Hazlitt’s Economics Lesson
Private lending is a process that is self-liquidating. Profits made from subsequent products or services produced pay for the cost of a business loan. A business loan ought to beget production for the economy: the borrower makes enough profit to pay back the loan and continue building his business, the lender makes enough profit to lend to more borrowers, and the consumer has access to new goods and services that weren’t available before. When lending is done well, everyone wins.
But private lending discriminates; it favors those borrowers with good credit. What exactly is credit? In common parlance, credit is the money a bank loans you. But this isn’t true. Hazlitt explains how credit is the non-liquid capital you own and take to the bank as collateral for a more liquid form of capital: money. Both the lender and the borrow are owners of capital. Credit is your reputation for being productive in the economy. This comes in the form of your mastered skills, obvious good money management, and good character. So a person who comes to the bank with poor (or no) credit, isn’t an owner of this form of capital. In order for this person to get a loan, he would need a co-signer; another person willing to put their own reputation up as collateral for the one with a poor (or no) reputation.
Politicians see this as a political opportunity. They appeal to the voter’s sense of empathy and charity, by suggesting the government can co-sign a loan to help those who don’t have the capital of good credit. It’s just the thing we need to correct an (alleged) unfortunate moral failing of capitalism. The presumption being, both private and public lending produce more wealth. Sounds like an even better deal, right?
Not so fast.
Remember, both Hazlitt and North want you to pay attention to the unseen; those things that are not immediately observable. The unseen has a greater impact long term than what is seen. So what is seen is that both those with good credit and poor (or no) credit get access to capital. But what is unseen?
When a lender is taxed, he has less capital to loan. Where he had enough to loan to borrower A and B, taxation only makes it possible to lend to A. Now suppose that tax revenue was lent to borrower C, who wouldn’t have been able to borrow from the private lender because of his poor credit. Borrower B doesn’t get access to a loan at all because his good credit disqualifies him from public lending, and the private lender doesn’t have enough to loan to him after taxes. Borrower B loses out. Because of his poor credit (low reputation for being able to repay the loan), Borrower C defaults on his loan, and isn’t able to repay.
In a private lending situation, a defaulted loan means the borrower, the lender, and the consumer all lose out on the production of wealth that might have occurred from the loan. The lender must make up for that loss. The loss has hurt the borrower’s reputation, making it harder for him to get a future loan.
In a public lending situation, a defaulted loan means the borrower and the consumer lose out on potential production, but what about the government? Unlike the private lender, the government loses nothing because they’ll just increase taxes the next year. It directly connects the solvency of the government to its ability to tax. So the tax payer also loses out even though he had no knowledge or choice in the matter. In reality, it predicates the government’s ability to co-sign a loan to a borrower on the incomes of ordinary people including that private lender.

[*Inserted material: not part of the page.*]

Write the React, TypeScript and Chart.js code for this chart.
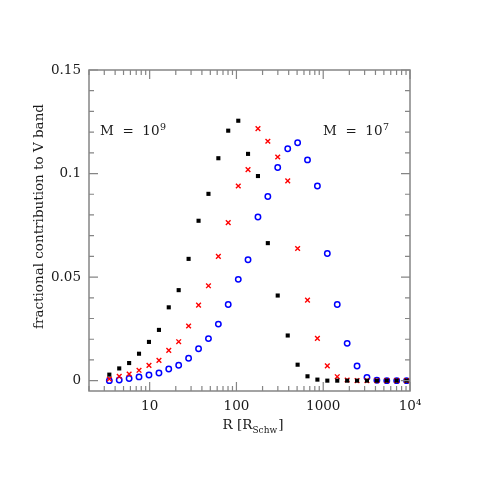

Now, over time, this cycle of tax-loan-default-loss-tax markedly influences the private lender and soon he doesn’t have enough money to lend even to borrower A. The private lender must shutter its business, or else ingratiate himself in the business of public lending. In the meantime, politicians who once advocated on behalf of the little guy, now advocate on behalf of the state. “If the state will take on all this risk,” he says, “then the state should enjoy the profits so they can be equally distributed to the tax payers.” This is one way democracy turns into socialism.
Since the government isn’t assuming any real risk, because it’s not a real owner of capital, and instead is passing it on to the taxpayers, the unseen effect is that public lending pushes out private lending. Capital is routinely lost through public malinvestment, which promotes favoritism, cronyism, scandals, and so forth, and then blamed on the free market.

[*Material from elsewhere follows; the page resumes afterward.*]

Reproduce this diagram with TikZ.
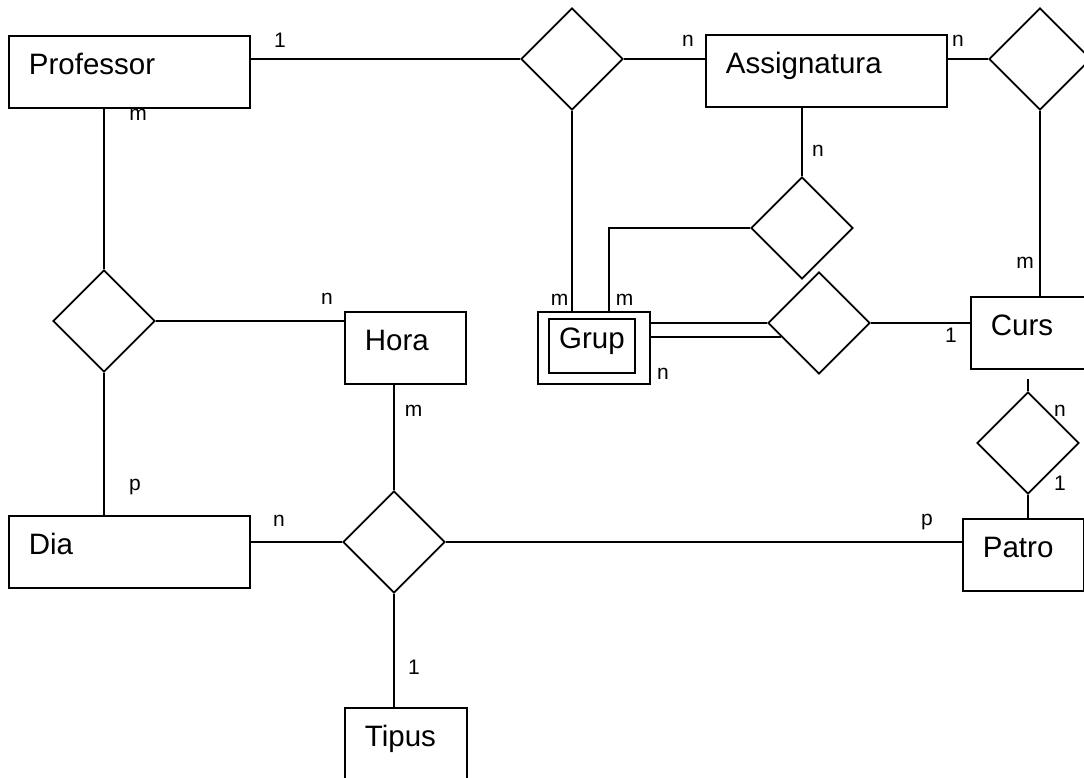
\documentclass[tikz,border=0pt]{standalone}
\usepackage{fontspec}
\setmainfont{Liberation Sans}
\usetikzlibrary{shapes.geometric}
\begin{document}
\begin{tikzpicture}[x=1pt,y=-1pt,line width=1.8pt,
 ent/.style={draw,anchor=north west,inner xsep=20pt,minimum height=72pt,text height=20pt,text depth=14pt,align=left,font=\fontsize{29.5}{31}\selectfont},
 rel/.style={draw,diamond,minimum width=102pt,minimum height=102pt,inner sep=0pt},
 card/.style={anchor=base,inner sep=0pt,font=\fontsize{21}{23}\selectfont}]
\useasboundingbox(0,0)rectangle(1084,778);
\node[ent,text width=201pt](prof)at(8,35){Professor};
\node[ent,text width=201pt](assig)at(705,34){Assignatura};
\node[ent,text width=81pt](hora)at(344,311){Hora};
\node[ent,text width=201pt](dia)at(8,515){Dia};
\node[ent,text width=100pt](curs)at(970,296){Curs};
\node[ent,text width=81pt](patro)at(962,518){Patro};
\node[ent,text width=82pt](tipus)at(344,707){Tipus};
\node[draw,anchor=north west,minimum width=112pt,minimum height=72pt](grup)at(537,311){};
\node[draw,minimum width=86pt,minimum height=54pt,inner sep=0pt,text height=21pt,text depth=17pt,font=\fontsize{29.5}{31}\selectfont](gruptxt)at(592,346){Grup};
\node[rel](r1)at(572,59){};\node[rel](r2)at(802,228){};\node[rel](r3)at(819,323){};
\node[rel](r4)at(1040,59){};\node[rel](r5)at(1028,443){};
\node[rel](r6)at(104,321){};\node[rel](r7)at(394,542){};
\coordinate(cursgap)at([yshift=-9pt]curs.south -| r5.north);
\draw(r1.west)--(r1.west -| prof.east);\draw(r1.east)--(r1.east -| assig.west);
\draw(r1.south)--(r1.south |- grup.north);
\draw(r4.west)--(r4.west -| assig.east);\draw(r4.south)--(r4.south |- curs.north);
\draw(r2.north)--(r2.north |- assig.south);\draw(r2.west)-|([xshift=15pt]grup.north);
\draw(r3.west)--(r3.west -| grup.east);\draw(r3.200.73)--(r3.200.73 -| grup.east);
\draw(r3.east)--(r3.east -| curs.west);
\draw(r5.north)--(cursgap);\draw(r5.south)--(r5.south |- patro.north);
\draw(r6.north)--(r6.north |- prof.south);\draw(r6.east)--(r6.east -| hora.west);\draw(r6.south)--(r6.south |- dia.north);
\draw(r7.north)--(r7.north |- hora.south);\draw(r7.west)--(r7.west -| dia.east);
\draw(r7.east)--(r7.east -| patro.west);\draw(r7.south)--(r7.south |- tipus.north);
\node[card](c1)at(280,48){1};\node[card](c2)at(138,121){m};
\node[card](c3)at(688,47){n};\node[card](c4)at(958,47){n};
\node[card](c5)at(818,157){n};\node[card](c6)at(1025,268){m};
\node[card](c7)at(559.5,305){m};\node[card](c8)at(624.5,305){m};
\node[card](c9)at(663,379){n};\node[card](c10)at(951,342){1};
\node[card](c11)at(1060,416){n};\node[card](c12)at(1060,490){1};
\node[card](c13)at(927,525){p};\node[card](c14)at(327,304){n};
\node[card](c15)at(413.5,416){m};\node[card](c16)at(135,490){p};
\node[card](c17)at(279,526){n};\node[card](c18)at(414,674){1};
\end{tikzpicture}
\end{document}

Government lends confiscated revenue to high-risk and dubious projects; defaults on repayment inevitably occurs, which requires more confiscation. Wealth producers who cry foul are labeled greedy for not wanting to help the poor. The proposed solution is to vote into office more moral people. And each subsequent election becomes “the most important one in history.” (Sound familiar yet?)
North’s Ethics Lesson
North’s lesson however, is one of ethics. If we understand that credit is the reputation we create through our own efforts and decision making, then we know what it takes to get ourselves out of poverty. However, personal effort and striving is made more difficult by government intervening in lending to people and institutions who haven’t built (or re-built) their credibility. Instead, such practices hinder good credit efforts, discourages production, and steals wealth from those who are in a position to create it. This keeps people in poverty longer. Though the intent of government intervention is always benevolence for the less fortunate, the lasting effect is perpetual poverty. In the final analysis, good intentions simply don’t matter; public lending is a bait and switch.
Knowing how unethical and counter-productive public lending is, can Christians in particular really support such policies?

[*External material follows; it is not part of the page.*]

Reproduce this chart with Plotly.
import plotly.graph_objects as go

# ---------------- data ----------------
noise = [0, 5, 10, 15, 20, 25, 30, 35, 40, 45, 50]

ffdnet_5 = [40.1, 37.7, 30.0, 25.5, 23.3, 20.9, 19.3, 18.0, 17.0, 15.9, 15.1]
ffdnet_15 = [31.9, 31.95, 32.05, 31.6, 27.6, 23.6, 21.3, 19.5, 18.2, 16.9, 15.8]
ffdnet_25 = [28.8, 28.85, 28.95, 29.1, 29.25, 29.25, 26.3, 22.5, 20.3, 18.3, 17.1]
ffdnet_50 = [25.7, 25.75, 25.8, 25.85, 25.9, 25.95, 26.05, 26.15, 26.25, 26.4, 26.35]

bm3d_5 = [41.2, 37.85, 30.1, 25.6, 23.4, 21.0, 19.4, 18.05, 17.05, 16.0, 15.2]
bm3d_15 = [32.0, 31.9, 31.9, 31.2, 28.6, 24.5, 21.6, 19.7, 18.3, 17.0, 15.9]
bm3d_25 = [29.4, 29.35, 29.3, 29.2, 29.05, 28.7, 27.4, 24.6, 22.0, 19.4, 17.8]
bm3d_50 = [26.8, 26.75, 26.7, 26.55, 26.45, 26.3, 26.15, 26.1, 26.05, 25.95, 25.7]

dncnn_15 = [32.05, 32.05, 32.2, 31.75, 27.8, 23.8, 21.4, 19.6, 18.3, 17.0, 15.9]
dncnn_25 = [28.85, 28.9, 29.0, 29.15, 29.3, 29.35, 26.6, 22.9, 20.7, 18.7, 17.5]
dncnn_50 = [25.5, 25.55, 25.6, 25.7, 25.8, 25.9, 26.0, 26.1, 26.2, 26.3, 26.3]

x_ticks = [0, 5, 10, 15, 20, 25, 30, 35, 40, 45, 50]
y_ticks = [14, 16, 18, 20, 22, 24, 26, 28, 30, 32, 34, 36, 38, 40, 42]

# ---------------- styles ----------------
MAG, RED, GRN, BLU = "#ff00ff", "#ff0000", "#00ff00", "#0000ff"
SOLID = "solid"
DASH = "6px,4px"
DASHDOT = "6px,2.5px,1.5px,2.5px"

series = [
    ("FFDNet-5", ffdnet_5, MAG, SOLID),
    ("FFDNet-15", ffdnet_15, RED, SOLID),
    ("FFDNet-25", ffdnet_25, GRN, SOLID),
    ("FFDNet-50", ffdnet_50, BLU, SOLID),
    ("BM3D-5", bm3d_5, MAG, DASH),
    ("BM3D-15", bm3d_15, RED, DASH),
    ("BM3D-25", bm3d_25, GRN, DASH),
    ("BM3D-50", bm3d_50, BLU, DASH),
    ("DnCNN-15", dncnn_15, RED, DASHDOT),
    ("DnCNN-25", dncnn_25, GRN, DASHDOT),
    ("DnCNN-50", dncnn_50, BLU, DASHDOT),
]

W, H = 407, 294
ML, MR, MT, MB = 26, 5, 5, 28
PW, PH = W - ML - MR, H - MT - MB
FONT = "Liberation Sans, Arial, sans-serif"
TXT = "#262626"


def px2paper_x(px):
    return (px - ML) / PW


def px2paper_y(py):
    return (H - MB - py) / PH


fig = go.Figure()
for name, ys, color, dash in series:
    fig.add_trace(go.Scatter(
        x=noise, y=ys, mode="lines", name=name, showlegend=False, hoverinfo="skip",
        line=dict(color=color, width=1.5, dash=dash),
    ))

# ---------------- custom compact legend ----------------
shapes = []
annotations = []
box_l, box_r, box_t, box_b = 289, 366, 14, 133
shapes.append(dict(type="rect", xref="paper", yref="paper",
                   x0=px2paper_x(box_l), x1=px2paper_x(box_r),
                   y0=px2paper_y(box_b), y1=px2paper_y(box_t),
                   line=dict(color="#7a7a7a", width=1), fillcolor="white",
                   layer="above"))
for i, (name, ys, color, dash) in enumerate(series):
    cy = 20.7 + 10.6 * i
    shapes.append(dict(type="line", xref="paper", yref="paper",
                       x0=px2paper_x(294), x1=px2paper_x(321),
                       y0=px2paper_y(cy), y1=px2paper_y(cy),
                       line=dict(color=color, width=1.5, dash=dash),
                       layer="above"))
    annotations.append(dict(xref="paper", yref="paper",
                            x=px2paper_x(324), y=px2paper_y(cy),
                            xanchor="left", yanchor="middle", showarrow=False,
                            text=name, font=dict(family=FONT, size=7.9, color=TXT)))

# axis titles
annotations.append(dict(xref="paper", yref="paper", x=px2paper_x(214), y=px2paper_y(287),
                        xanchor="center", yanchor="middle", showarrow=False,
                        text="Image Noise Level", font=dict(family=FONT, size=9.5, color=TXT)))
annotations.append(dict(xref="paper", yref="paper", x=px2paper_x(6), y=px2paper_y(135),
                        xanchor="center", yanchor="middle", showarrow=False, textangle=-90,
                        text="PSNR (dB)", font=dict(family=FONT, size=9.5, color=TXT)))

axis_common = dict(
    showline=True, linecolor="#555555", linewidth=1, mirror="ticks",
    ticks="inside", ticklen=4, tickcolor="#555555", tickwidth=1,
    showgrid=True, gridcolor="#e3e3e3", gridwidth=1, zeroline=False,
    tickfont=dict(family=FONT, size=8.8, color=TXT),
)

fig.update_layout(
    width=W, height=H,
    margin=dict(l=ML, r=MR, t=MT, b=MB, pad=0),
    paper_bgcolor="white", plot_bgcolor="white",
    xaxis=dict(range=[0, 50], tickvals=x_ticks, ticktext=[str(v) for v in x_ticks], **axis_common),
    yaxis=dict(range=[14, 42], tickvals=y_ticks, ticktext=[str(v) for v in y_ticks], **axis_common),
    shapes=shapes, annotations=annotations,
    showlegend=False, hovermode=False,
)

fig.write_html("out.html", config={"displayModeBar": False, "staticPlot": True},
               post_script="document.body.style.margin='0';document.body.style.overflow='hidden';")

Can we really get away with supporting aggressive policies just because of the superficial intent behind them?
Conclusion
The basic instrument the government has is its use of force. And whether you favor limited government or anarchism, taking wealth from some to give to those who aren’t ready to use it towards productive ends, is not benevolence; it’s malevolence. The irony is this: while advocates of government intervention blame the free market for being the moral hazard, despite evidence to the contrary, the virtue they wish our society had is found in the very system they deride, and is ultimately what finances the failed venture of public lending. I’ll close with this quote from Deirdre McCloskey:
“The growth of the [free] market… promotes virtue, not vice… The honesty of Dutch merchants in the seventeenth century [was] “not so much [to]… a principle of conscience or morality, as from a custom or habit introduced by the necessity of trade among them, which depends… upon common-honesty…” In the Bulgaria of socialism, the department stores had a policeman on every floor—not to prevent theft but to stop the customers from attacking the arrogant and incompetent staff charged with selling shoddy goods that fell apart instantly. The way a salesperson in an American store greets customers makes the point: “How can I help you?” The phrase startles some foreigners. It is an instance in miniature of the bourgeois virtues.”